Itzamkanac, ‘The House of the Crocodile’ in Río Lagartos
RÍO LAGARTOS — Goliat and Tomasita live near Rio Lagartos, a town in the state of Yucatan whose surrounding wetlands are so well preserved and diverse in terms of flora and fauna that they have been designated a biosphere reserve by UNESCO.
Both are well cared for, fed several kilos of chicken meat every week – among other culinary treats – and live with 358 other members of their species.
They are the only two named crocodiles at the Itzamkanac Cooperative, which was established four years ago with the goal of selling the animals’ skin, meat, oil and skeletons, said its treasurer, Elmy Marfil Marrufo.
Participants in this year’s BBVA Route, a Spanish government youth program aimed at promoting cultural exchanges among Ibero-American countries, including Brazil and Portugal, visited the cooperative, one of Mexico’s wildlife management units, or UMAs, on Friday July 1.
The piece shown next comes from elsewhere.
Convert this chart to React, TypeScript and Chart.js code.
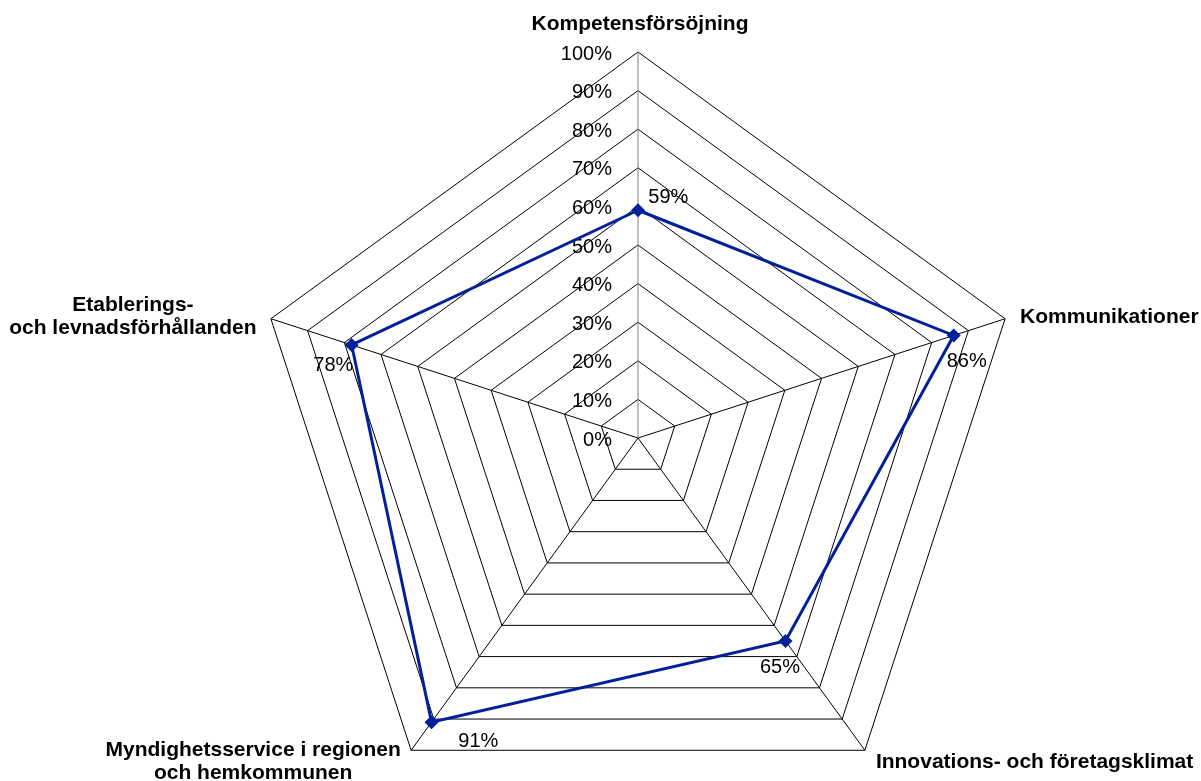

During their visit, part of a tour of Yucatan’s Mayan jungles through July 15, they learned about the life and habits of these reptiles and even fed and held one of the animals.
Neither Marfil nor any of her nine colleagues at the cooperative earns a salary for their work feeding, cleaning and caring for the animals and their surroundings or accompanying domestic and international visitors to the crocodile farm.
These workers, who volunteer full-time at the cooperative and help each other out when they run into economic difficulties, hope to recover their investment in time and money when the crocodiles are big enough — around 1.45 meters long and 30-35 centimeters wide – – to be harvested.
A crocodile’s skin can sell for $500 USD, while its meat can be worth as much as 400-500 pesos ($22-25 USD) per kilo (one animal can weigh as much as fifty kilos), but Marfil said she could not venture to guess how much a skeleton might fetch.
The project began four years ago with 30 crocodiles (25 females and five males), but the number of animals has since grown to 360 and 250 more are expected to be born this year.
Marfil said the goal was to “reach 1,000 animals annually within six years.”